Recentemente eu tava em casa, e minha mãe tava preparando uma carne de panela com batata, e meu amigo Gui fez uma pergunta "O Du, agora é sério, seja sincero, você não sente vontade de comer carne e essas coisas quando você sente o cheiro, ou quando você vê alguém fazendo?"
Essa é uma pergunta que recebemos frequentemente nesses últimos seis anos lá na nossa página do Instagram, e dessa vez pensei em não só responder ele, mas também escrever sobre isso, porque de fato é uma dúvida muito comum entre as pessoas.
Voltando para a cozinha daquela noite fria na periferia de Campinas, comecei a refletir mais profundamente sobre essa questão, e me lembrei que nos dois primeiros anos sem consumir carne, leite, ovos e derivados, eu fiquei com vontade sim, porque o cheiro ainda mexia comigo, e ver o preparo ainda trazia aquela memória afetiva de quando eu comia, me vinha à cabeça os momentos sentado na mesa comendo, entre diversos outros. Mas 8 anos se passaram e hoje, eu confesso que não sinto mais nada.
Muito pelo contrário, às vezes dá até nojo de saber como aquele pedaço de carne virou carne, e principalmente quando passo em frente a um açougue, o cheiro é horrível, cheiro de pele, gordura com sangue, hoje pra mim é repugnante. Sinceramente, não sinto vontade nenhuma de consumir carne, leite, ovos e derivados.
Quando temos um hábito,- que no meu caso foram duas décadas consumindo uma determinada comida- quando você para de consumir, aquela vontade e aquele desejo é natural, faz parte, e não é um problema. Será um problema se, ao invés de olharmos para o que ocorre dentro das fazendas industriais, dos abatedouros e frigoríficos, nos preocuparmos apenas com o nosso paladar e com os nossos desejos.
Muita gente acredita que essa vontade mostra realmente como ela precisa de carne. E é claro que não! Essa vontade é só o seu cérebro acostumado e condicionado querendo revisitar aquele sabor, aquela sensação que há 20, 30, 40 anos estava acostumado a sentir.

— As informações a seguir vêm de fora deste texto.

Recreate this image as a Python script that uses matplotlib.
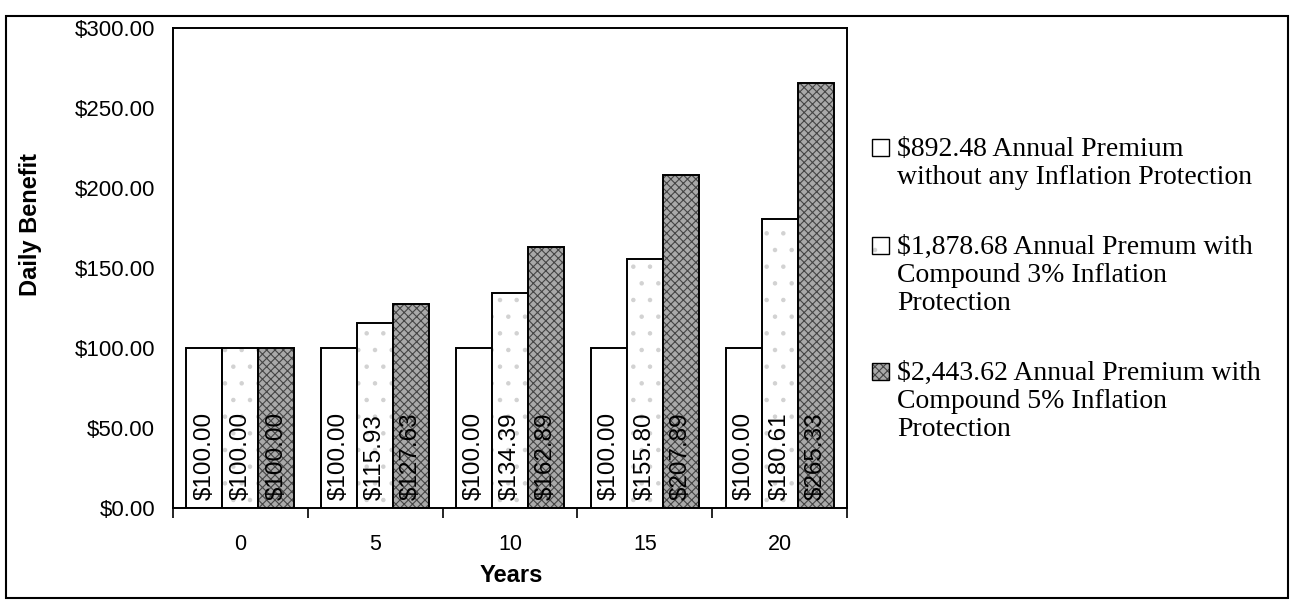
import numpy as np
import matplotlib
matplotlib.use('Agg')
import matplotlib.pyplot as plt
from matplotlib.patches import Rectangle

plt.rcParams['text.parse_math'] = False
plt.rcParams['font.family'] = ['Liberation Sans', 'DejaVu Sans']
plt.rcParams['hatch.linewidth'] = 0.8

# data
years = ['0', '5', '10', '15', '20']
no_inflation = [100.00, 100.00, 100.00, 100.00, 100.00]
compound_3 = [100.00, 115.93, 134.39, 155.80, 180.61]
compound_5 = [100.00, 127.63, 162.89, 207.89, 265.33]
series = [no_inflation, compound_3, compound_5]
legend_labels = [
    '$892.48 Annual Premium\nwithout any Inflation Protection',
    '$1,878.68 Annual Premum with\nCompound 3% Inflation\nProtection',
    '$2,443.62 Annual Premium with\nCompound 5% Inflation\nProtection',
]
y_ticks = [0, 50, 100, 150, 200, 250, 300]

# fill, hatch, hatch colour per series
styles = [('white', None, 'white'),
          ('white', '.', '#d2d2d2'),
          ('#a9a9a9', 'xxxx', '#454545')]

W, H = 1290, 605
fig = plt.figure(figsize=(W / 100, H / 100), dpi=100)


def fx(px):
    return px / W


def fy(py):
    return 1 - py / H


ax = fig.add_axes([fx(173), fy(508), fx(847) - fx(173), fy(28) - fy(508)])

x = np.arange(len(years))
bw = 0.267
for i, (vals, (fc, hatch, hc)) in enumerate(zip(series, styles)):
    pos = x + (i - 1) * bw
    ax.bar(pos, vals, bw, color=fc, hatch=hatch, edgecolor=hc, linewidth=0)
    ax.bar(pos, vals, bw, fill=False, edgecolor='black', linewidth=1.4)
    for p, v in zip(pos, vals):
        ax.text(p, 5, f'${v:,.2f}', rotation=90, ha='center', va='bottom',
                fontsize=17.5)

ax.set_xlim(-0.5, len(years) - 0.5)
ax.set_ylim(0, 300)
ax.set_xticks(x, labels=years)
ax.set_xticks(np.arange(-0.5, len(years), 1), minor=True)
ax.tick_params(axis='x', which='major', length=0, pad=19, labelsize=15.5)
ax.tick_params(axis='x', which='minor', length=7, width=1.2, direction='out')
ax.set_yticks(y_ticks, labels=[f'${v:,.2f}' for v in y_ticks])
ax.tick_params(axis='y', length=0, pad=13, labelsize=16)
for s in ax.spines.values():
    s.set_linewidth(1.4)

fig.text(fx(31), fy(225), 'Daily Benefit', rotation=90, ha='center',
         va='center', fontsize=17, fontweight='bold')
fig.text(fx(511), fy(575), 'Years', ha='center', va='center',
         fontsize=17, fontweight='bold')

# legend drawn by hand: marker sits on the first line of each entry
baseline = 156
line_h = 28
for label, (fc, hatch, hc) in zip(legend_labels, styles):
    lines = label.split('\n')
    fig.add_artist(Rectangle((fx(872), fy(baseline)), fx(889) - fx(872),
                             fy(baseline - 17) - fy(baseline),
                             transform=fig.transFigure, facecolor=fc,
                             hatch=hatch, edgecolor=hc, linewidth=0))
    fig.add_artist(Rectangle((fx(872), fy(baseline)), fx(889) - fx(872),
                             fy(baseline - 17) - fy(baseline),
                             transform=fig.transFigure, fill=False,
                             edgecolor='black', linewidth=1.0))
    for k, line in enumerate(lines):
        fig.text(fx(897), fy(baseline + k * line_h), line, ha='left',
                 va='baseline', fontsize=20,
                 family=['Liberation Serif', 'DejaVu Serif'])
    baseline += len(lines) * line_h + 42

# outer chart border
fig.add_artist(Rectangle((fx(6), fy(598)), fx(1288) - fx(6), fy(16) - fy(598),
                         transform=fig.transFigure, fill=False,
                         edgecolor='black', linewidth=1.5))

fig.savefig('out.png', dpi=100)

Conforme o tempo vai passando, essa vontade diminui drasticamente e em algum momento (que é diferente para cada pessoa), pode ser em 6 meses e até 2 anos, como foi meu caso, essa vontade desaparece, ou não também. E é possível lidar com isso, entendendo que devido a décadas reproduzindo um hábito, o cérebro vai sentir falta desse estímulo.
No nosso caso, sentindo vontade ou não, consumir animais não é uma opção, somos convictos de que, se temos o básico para sobreviver, e não estamos em situação de fome, o consumo de origem animal é ultrapassado e desnecessário.
Depois que tivemos contato com todas as atrocidades que cercam a produção e comercialização de carne, leite, ovos, peles e derivados essa vontade desapareceu completamente, e no lugar surgiu uma compaixão e uma vontade gigantesca de não fazer parte disso e não financiar essa indústria que trata animais como mera mercadorias.
Se liga na ciência:
O psicólogo Jeremy Dean, autor do livro Making Habits, Breaking Habits: Why We Do Things, Why We Don't, and How to Make Any Change Stick decidiu utilizar estudos e se basear na ciência para mostrar como funciona o cérebro humano quando o assunto é mudança de hábitos, e quanto tempo o nosso cérebro se adapta a uma nova prática, seja consumir mais frutas ou até praticar atividade física de forma regular.
Baseado no estudo de Jane Wardle, da University College de Londres, publicado em 2012, o especialista mostrou que leva em média 66 dias para que alguém adquira um novo hábito, e passe a realizá-lo de forma automática.
Mas esse número varia bastante de indivíduo para indivíduo. No próprio estudo citado pelo psicólogo, teve um participante que levou 84 dias para realizar atividade física. É em média 66 dias, pois Wardle diz que as pessoas que serviram como objeto do seu estudo levaram de 18 a 254 dias para criar um novo hábito.
Porque é óbvio, qualquer mudança varia bastante de indivíduo para indivíduo. No próprio estudo citado pelo psicólogo, teve um participante que levou 84 dias para realizar uma atividade física, outro levou 18 para tomar um copo de água todos os dias depois do café da manhã.
E não depende apenas da nossa própria força de vontade, em muitos casos não depende apenas de nós, exige muito da nossa motivação, requer um esforço, e principalmente o contexto em que estamos inseridos. Porém, a questão aqui, não são quantos dias precisamos para mudar um hábito, e sim, que o nosso cérebro é capaz de mudar, seja em 21, 66 ou 365 dias, apesar de não ser simples, é possível.